New long tail gemini surfactant in aqueous solution: Self-assembly, rheological properties and responsiveness to hydrocarbon

Abstract

Gemini surfactants are promising to replace conventional monomeric surfactants in various applications. In this paper, a new gemini surfactant with long unsaturated oleyl tails and bis(hydroxyethyl) ammonium head groups linked by butyl spacer was synthesized. Its critical micelle concentration in salt-free water (12 µM) is much lower than for its monomeric analog (220 µM). Without any additives this surfactant can form viscoelastic solutions with the viscosity of up to 1 kPa·s and elastic modulus of 15 Pa at the conditions, when the viscosity of the single-chained monomeric analog is close to that of pure water. These are one of the highest values reported so far for C18-tailed gemini surfactants without additives. The structure of the gemini surfactant solutions was studied by cryo-TEM and SAXS. Cryo-TEM revealed the presence of closed-looped micelles coexisting with linear wormlike micelles as well as the regular spacing between the micelles arising from strong electrostatic repulsion between them. The SAXS curves were well-fitted by a form-factor of core–shell cylinder, which yielded the radius of the core and the thickness of the shell equal to 1.4 nm each.
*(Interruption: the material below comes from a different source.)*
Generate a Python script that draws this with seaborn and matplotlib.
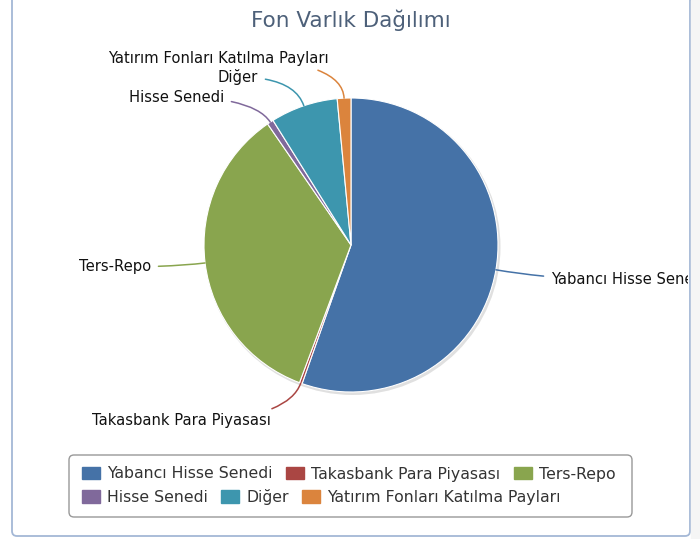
import matplotlib
matplotlib.use('Agg')
import matplotlib.pyplot as plt
import seaborn as sns
from matplotlib.patches import FancyBboxPatch, Circle, Patch
from matplotlib.transforms import Bbox, TransformedBbox
import numpy as np

# ====== DATA

categories = ['Yabancı Hisse Senedi', 'Takasbank Para Piyasası', 'Ters-Repo',
              'Hisse Senedi', 'Diğer', 'Yatırım Fonları Katılma Payları']
shares = [55.4, 0.3, 34.7, 0.7, 7.4, 1.5]
colors = ['#4572A7', '#AA4643', '#89A54E', '#80699B', '#3D96AE', '#DB843D']
title = 'Fon Varlık Dağılımı'

# ====== LAYOUT (pixels, y from top)

W, H = 700, 539
CX, CY, R = 351, 245, 147
label_pos = {
    'Yabancı Hisse Senedi': (551, 280, 'left'),
    'Takasbank Para Piyasası': (271, 421, 'right'),
    'Ters-Repo': (151, 267, 'right'),
    'Hisse Senedi': (224, 97, 'right'),
    'Diğer': (258, 77, 'right'),
    'Yatırım Fonları Katılma Payları': (329, 58, 'right'),
}

sns.set_theme(style='white')
plt.rcParams['font.family'] = ['DejaVu Sans']

fig = plt.figure(figsize=(W / 100, H / 100), dpi=100)
ax = fig.add_axes([0, 0, 1, 1])

# chart frame
frame = FancyBboxPatch((12, 3), 678, 560, boxstyle='round,pad=0,rounding_size=5',
                       fc='white', ec='#a4b8d6', lw=1.3, zorder=0)
ax.add_patch(frame)
ax.axvspan(691, 700, color='#f5f5f5', zorder=0)
clip_box = TransformedBbox(Bbox([[12, 0], [688, H]]), ax.transData)

# soft shadow
ax.add_patch(Circle((CX + 1.5, H - CY - 2), R + 1, fc='#000000', alpha=0.12, lw=0, zorder=1))

wedges, _ = ax.pie(shares, colors=sns.color_palette(colors), startangle=90, counterclock=False,
                   center=(CX, H - CY), radius=R,
                   wedgeprops=dict(edgecolor='white', linewidth=0.8, zorder=2))

for w, name, c in zip(wedges, categories, colors):
    mid = np.deg2rad((w.theta1 + w.theta2) / 2)
    ex = CX + R * np.cos(mid)
    ey = H - CY + R * np.sin(mid)
    tx, ty, ha = label_pos[name]
    ann = ax.annotate(name, xy=(ex, ey), xytext=(tx, H - ty), ha=ha, va='center',
                      fontsize=10.6, color='#111111', annotation_clip=False,
                      arrowprops=dict(arrowstyle='-', color=c, lw=1.1, shrinkA=3, shrinkB=0,
                                      connectionstyle=f'angle3,angleA=0,angleB={np.rad2deg(mid):.1f}'))
    ann.set_clip_on(True)
    ann.set_clip_box(clip_box)

ax.text(351, H - 20, title, ha='center', va='center', fontsize=15.5, color='#4d6079')

ax.set_xlim(0, W)
ax.set_ylim(0, H)
ax.set_aspect('equal')
ax.axis('off')

# legend box
ax.add_patch(FancyBboxPatch((69, H - 517), 563, 62, boxstyle='round,pad=0,rounding_size=5',
                            fc='white', ec='#999999', lw=1.0, zorder=3))
handles = [Patch(fc=c, ec=c) for c in colors]
leg_kw = dict(frameon=False, fontsize=11.3, labelcolor='#333333', handlelength=1.15, handleheight=0.85,
              handletextpad=0.45, columnspacing=0.85, borderpad=0, borderaxespad=0, loc='center left')
leg1 = ax.legend(handles[:3], categories[:3], ncol=3, bbox_to_anchor=(82 / W, 1 - 474 / H), **leg_kw)
leg1.set_zorder(4)
ax.add_artist(leg1)
leg2 = ax.legend(handles[3:], categories[3:], ncol=3, bbox_to_anchor=(82 / W, 1 - 497 / H), **leg_kw)
leg2.set_zorder(4)

fig.savefig('out.png', dpi=100)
Addition of n-decane induced the drop of viscosity by 6 orders of magnitude accompanied by the transformation of wormlike micelles into microemulsion droplets with 4.4 nm radius. Such gemini surfactants providing high viscoelasticity to aqueous solution that is responsive to added hydrocarbon are promising for the application in oil recovery as thickeners of fracturing fluids that can be cleaned up without any breakers at the backflow of oil.